More by accident than design I’d found that a mid-stride passing pose creates a kind of snapshot feel. The pose is not settled, and the viewer can anticipate the next few frames of action.


For The Hound, I wanted to emphasize it’s massive size without losing what makes it dangerous. Warhounds are scout titans, designed to be fast and relatively agile. But the Long Search is a marathon, not a sprint, so it didn’t need to be running.

After some reference diving, I settled on something close to what science and movies have suggested as T-Rex’s walking gait.

T-Rex Gait on YouTube

It’s purposeful and communicates huge mass. I love it being up on it’s toes (Warhound feet always look like duck feet to me when they’re planted flat). And of course, the T-Rex was an apex predator, and that connotation works really well for imbuing the Hound with a sense of menace, even if the poor thing is really just wandering about.

Warhounds are, happily, extremely posable from the waist down. It’s a lovely job by GW/FW on the leg design. Very inspiring and pretty easy to work with. Getting the pose looked to be pretty straightforward.

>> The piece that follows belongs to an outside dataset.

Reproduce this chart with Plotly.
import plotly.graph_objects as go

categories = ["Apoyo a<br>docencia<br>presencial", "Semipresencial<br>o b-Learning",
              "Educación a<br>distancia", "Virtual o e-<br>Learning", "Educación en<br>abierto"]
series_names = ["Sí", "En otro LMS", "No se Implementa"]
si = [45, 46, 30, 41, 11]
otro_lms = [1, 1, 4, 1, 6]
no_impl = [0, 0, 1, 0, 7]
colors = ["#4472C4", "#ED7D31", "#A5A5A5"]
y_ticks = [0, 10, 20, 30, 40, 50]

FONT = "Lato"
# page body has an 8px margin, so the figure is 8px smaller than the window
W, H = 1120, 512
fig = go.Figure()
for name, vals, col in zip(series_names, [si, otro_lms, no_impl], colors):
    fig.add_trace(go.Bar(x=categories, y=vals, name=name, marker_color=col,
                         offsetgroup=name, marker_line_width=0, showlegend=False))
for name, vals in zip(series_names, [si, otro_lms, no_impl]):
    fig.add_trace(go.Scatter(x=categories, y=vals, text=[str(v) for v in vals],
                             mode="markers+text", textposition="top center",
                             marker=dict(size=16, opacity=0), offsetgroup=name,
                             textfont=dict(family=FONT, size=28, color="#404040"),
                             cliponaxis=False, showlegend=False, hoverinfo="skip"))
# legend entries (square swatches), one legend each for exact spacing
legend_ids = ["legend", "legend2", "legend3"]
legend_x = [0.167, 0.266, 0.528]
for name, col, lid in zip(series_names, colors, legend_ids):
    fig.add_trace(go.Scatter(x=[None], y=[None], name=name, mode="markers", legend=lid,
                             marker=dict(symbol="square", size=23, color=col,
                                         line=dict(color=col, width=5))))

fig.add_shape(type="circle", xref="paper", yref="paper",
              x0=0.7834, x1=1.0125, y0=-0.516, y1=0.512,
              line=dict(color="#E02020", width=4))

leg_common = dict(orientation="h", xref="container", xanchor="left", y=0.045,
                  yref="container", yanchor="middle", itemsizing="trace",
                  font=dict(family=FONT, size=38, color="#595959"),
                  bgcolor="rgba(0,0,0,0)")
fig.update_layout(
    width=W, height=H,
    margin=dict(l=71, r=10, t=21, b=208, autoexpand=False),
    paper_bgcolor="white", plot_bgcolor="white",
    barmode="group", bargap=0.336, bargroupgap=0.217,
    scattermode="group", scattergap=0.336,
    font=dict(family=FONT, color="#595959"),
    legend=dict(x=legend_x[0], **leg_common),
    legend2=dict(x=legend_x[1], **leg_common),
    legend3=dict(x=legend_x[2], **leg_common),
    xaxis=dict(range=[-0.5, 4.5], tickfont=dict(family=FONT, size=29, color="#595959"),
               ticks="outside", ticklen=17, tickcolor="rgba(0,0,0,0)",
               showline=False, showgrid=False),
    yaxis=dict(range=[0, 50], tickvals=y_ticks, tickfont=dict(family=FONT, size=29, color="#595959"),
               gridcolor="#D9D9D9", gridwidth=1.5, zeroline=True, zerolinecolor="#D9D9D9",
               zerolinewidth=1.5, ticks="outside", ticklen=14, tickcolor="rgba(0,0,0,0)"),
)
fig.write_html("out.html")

The challenge was going to be managing the weight. Loads and loads of resin make the model pretty top-heavy. I’d seen a lot of Warhound poses driven by the need to balance that load. The pose I wanted was the opposite of that; put the whole thing on one leg, on tip-toes. Unbalance the pose so the center of gravity is biased forward, to create that sense of motion, scale and weight. So I wanted to do a couple of changes to help with that, even before I got to thinking about how to actually build it.